(Items from a dataset)
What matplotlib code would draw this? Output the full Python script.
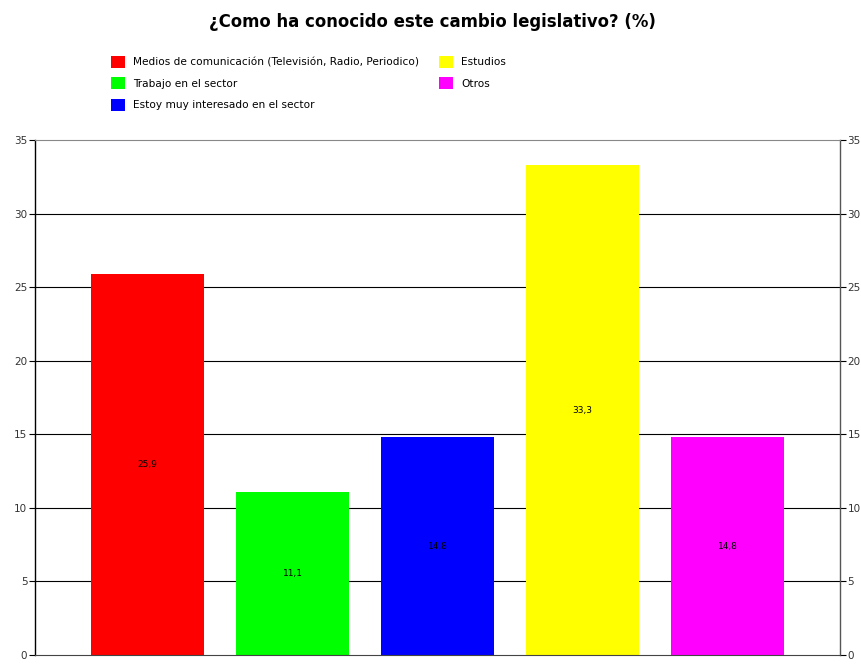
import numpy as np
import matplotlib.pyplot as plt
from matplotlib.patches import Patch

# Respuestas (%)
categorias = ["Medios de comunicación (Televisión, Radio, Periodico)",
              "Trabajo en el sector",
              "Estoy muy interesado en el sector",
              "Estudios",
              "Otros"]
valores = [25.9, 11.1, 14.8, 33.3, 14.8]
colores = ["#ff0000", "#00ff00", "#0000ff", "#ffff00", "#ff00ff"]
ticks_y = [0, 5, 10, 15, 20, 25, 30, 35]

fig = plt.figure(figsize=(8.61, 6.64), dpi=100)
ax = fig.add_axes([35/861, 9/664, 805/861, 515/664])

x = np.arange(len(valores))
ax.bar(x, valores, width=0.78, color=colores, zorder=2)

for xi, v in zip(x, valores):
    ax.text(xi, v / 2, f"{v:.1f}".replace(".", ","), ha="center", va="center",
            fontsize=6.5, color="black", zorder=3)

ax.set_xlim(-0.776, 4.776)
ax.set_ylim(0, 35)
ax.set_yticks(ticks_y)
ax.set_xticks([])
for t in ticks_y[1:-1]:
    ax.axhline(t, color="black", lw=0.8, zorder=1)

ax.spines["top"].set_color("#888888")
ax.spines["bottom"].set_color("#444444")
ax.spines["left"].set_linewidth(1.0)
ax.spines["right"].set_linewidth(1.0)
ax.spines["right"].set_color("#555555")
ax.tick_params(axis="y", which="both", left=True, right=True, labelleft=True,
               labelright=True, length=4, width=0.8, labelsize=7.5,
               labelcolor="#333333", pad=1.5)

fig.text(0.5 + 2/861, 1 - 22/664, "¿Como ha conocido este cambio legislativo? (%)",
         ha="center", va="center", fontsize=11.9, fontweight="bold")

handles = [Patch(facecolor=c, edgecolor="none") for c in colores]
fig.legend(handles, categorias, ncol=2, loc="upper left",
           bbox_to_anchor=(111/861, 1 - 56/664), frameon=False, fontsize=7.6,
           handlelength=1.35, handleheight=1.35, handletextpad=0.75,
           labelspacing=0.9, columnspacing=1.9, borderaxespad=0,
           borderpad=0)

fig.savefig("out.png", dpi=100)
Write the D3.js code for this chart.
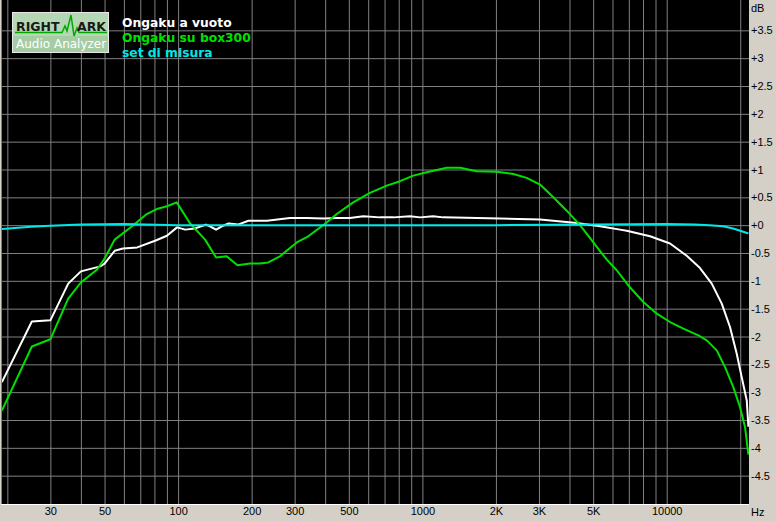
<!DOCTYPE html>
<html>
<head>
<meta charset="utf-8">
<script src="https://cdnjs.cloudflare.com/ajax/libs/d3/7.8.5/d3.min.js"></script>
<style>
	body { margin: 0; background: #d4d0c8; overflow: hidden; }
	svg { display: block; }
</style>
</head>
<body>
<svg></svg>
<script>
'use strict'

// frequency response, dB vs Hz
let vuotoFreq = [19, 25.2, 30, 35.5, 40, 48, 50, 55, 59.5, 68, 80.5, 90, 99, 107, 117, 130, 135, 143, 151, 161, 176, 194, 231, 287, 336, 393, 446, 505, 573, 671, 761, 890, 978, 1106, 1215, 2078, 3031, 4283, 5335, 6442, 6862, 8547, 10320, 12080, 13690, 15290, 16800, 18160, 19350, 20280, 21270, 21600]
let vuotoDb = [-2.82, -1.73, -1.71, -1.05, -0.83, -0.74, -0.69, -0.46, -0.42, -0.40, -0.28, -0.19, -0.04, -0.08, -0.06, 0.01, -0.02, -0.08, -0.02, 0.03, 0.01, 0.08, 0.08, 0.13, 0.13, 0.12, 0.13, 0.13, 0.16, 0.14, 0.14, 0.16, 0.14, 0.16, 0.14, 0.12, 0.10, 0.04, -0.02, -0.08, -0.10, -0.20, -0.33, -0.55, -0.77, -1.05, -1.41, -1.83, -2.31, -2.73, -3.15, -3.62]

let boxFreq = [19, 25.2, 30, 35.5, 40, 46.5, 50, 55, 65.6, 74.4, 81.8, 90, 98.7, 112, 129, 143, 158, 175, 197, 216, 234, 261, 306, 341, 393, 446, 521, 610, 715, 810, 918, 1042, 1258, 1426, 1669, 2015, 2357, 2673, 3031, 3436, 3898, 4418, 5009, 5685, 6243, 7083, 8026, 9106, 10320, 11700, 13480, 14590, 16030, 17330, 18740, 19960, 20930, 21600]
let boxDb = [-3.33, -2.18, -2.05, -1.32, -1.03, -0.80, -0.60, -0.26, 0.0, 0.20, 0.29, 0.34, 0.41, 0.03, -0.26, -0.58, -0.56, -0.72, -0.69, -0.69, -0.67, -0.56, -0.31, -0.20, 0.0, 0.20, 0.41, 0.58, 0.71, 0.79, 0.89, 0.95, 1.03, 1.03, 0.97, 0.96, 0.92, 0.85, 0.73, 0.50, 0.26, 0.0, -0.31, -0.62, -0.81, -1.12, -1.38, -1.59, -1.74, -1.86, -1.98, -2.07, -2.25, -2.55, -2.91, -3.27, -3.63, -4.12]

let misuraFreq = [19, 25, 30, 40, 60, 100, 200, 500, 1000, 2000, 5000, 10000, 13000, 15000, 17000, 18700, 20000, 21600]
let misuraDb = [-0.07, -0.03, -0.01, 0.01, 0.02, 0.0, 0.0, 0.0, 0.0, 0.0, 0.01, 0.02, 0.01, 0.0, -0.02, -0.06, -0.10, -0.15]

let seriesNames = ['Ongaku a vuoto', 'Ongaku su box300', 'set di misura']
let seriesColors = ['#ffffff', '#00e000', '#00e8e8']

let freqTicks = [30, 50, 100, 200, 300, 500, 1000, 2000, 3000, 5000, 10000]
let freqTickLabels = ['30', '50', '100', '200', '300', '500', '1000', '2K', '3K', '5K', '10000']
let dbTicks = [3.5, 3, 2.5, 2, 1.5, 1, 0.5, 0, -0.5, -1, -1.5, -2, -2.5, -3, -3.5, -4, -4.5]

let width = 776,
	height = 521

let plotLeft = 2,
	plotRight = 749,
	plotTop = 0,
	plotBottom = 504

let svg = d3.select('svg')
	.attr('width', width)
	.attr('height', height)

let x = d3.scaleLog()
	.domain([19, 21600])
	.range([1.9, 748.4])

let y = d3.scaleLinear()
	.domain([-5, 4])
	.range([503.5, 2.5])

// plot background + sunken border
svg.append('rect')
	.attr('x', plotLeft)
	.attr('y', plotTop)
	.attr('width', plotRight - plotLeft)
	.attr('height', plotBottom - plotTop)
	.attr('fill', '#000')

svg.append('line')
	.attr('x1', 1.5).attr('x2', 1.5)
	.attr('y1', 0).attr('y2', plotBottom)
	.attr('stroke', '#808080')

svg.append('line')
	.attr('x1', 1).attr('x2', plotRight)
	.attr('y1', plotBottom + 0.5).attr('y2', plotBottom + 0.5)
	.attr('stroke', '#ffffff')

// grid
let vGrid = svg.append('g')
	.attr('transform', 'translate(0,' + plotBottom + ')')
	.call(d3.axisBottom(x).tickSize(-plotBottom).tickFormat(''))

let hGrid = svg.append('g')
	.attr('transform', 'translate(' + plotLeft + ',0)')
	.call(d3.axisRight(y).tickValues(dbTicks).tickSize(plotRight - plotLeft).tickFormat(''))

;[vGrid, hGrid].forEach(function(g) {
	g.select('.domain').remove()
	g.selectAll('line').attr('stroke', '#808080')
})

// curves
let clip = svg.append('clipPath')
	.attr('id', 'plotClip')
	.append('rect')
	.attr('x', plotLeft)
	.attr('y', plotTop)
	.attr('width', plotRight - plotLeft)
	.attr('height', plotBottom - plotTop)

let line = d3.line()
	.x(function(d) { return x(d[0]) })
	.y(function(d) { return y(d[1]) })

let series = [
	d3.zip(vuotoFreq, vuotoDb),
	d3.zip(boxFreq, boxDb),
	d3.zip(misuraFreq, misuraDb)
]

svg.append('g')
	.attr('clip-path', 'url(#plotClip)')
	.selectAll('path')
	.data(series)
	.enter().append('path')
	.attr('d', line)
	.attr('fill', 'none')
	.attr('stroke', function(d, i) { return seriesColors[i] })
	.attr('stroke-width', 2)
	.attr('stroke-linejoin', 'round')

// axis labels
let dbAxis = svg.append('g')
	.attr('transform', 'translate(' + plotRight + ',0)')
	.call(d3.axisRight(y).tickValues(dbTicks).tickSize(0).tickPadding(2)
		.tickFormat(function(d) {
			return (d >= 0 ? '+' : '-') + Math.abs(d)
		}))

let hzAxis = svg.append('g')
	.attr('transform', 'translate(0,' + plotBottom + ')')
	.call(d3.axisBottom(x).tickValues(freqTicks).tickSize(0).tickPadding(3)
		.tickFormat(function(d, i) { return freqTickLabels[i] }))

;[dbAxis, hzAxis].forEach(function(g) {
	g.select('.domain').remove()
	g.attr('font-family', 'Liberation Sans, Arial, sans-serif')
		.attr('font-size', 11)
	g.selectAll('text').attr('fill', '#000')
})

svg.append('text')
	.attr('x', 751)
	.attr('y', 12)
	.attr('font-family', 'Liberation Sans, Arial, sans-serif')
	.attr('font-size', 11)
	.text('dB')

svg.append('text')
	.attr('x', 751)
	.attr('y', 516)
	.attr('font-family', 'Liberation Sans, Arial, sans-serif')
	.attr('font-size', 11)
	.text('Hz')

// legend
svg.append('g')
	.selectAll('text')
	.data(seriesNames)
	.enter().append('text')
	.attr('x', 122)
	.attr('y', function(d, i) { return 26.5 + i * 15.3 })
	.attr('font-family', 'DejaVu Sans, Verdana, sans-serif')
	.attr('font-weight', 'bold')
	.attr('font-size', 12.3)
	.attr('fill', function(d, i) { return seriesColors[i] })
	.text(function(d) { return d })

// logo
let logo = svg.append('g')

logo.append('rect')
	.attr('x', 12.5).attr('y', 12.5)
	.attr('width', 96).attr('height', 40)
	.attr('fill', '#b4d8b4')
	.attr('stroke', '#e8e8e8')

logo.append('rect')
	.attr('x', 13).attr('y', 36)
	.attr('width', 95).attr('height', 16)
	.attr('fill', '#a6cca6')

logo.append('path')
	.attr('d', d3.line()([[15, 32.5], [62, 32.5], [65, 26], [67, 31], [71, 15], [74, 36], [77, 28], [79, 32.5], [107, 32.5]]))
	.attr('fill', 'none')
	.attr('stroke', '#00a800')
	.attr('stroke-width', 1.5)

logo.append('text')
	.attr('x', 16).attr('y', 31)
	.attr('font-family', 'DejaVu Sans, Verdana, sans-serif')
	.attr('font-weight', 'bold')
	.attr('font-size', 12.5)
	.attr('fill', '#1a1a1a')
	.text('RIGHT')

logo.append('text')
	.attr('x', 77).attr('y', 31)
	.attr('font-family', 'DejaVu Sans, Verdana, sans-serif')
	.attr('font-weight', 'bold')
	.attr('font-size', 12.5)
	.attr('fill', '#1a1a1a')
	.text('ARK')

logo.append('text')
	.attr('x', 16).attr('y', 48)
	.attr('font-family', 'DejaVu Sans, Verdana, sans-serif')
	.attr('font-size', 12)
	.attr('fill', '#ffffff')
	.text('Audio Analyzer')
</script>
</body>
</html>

Stated task
Pull every line holding "script" out of the records.

Response
What matplotlib code would draw this? Output the full Python script.
<script src="https://cdnjs.cloudflare.com/ajax/libs/d3/7.8.5/d3.min.js"></script>
<script>
</script>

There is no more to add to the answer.